We would like to provide additional detail surrounding the downtime which occurred on 10/12/2021

What happened?
At 6:28am (duration 8 min) and 10:41am (duration 3min) PST, the US2 server environment experienced downtime which resulted in QLess applications becoming temporarily inaccessible on the server.

Cause
The root cause of the outage was due to a race condition that was triggered on one of our backend servers. This race condition is a known issue, and can be triggered by heavy transactional load or other rare circumstances.

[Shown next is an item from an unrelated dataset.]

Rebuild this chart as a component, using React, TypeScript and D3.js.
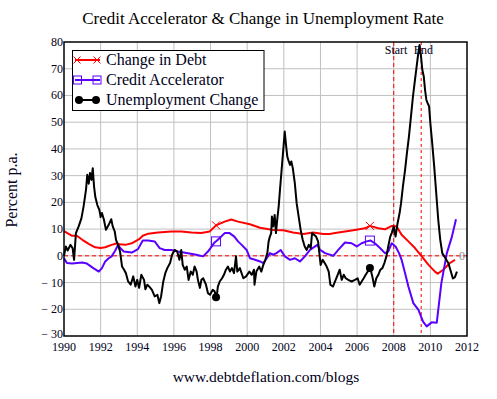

After resolving initial issue one of our reverse proxy nodes was not rebooted properly, which caused continuing service degradation and slow performance resulting in a second downtime event. So had perform a controlled reboot of all proxy nodes.

Remediation
Upon receiving a monitoring alert notification QLess Engineers restarted the service.

Prevention
QLess has initiated a complete refactoring of the affected application. The new service application will be more fault-tolerant, available and self-healing.

Posted Oct 12, 2021 - 16:57 PDT

Resolved
QLess services are now operational.
Posted Oct 12, 2021 - 10:44 PDT
Investigating
We are currently investigating this issue.
Posted Oct 12, 2021 - 10:41 PDT
This incident affected: US2.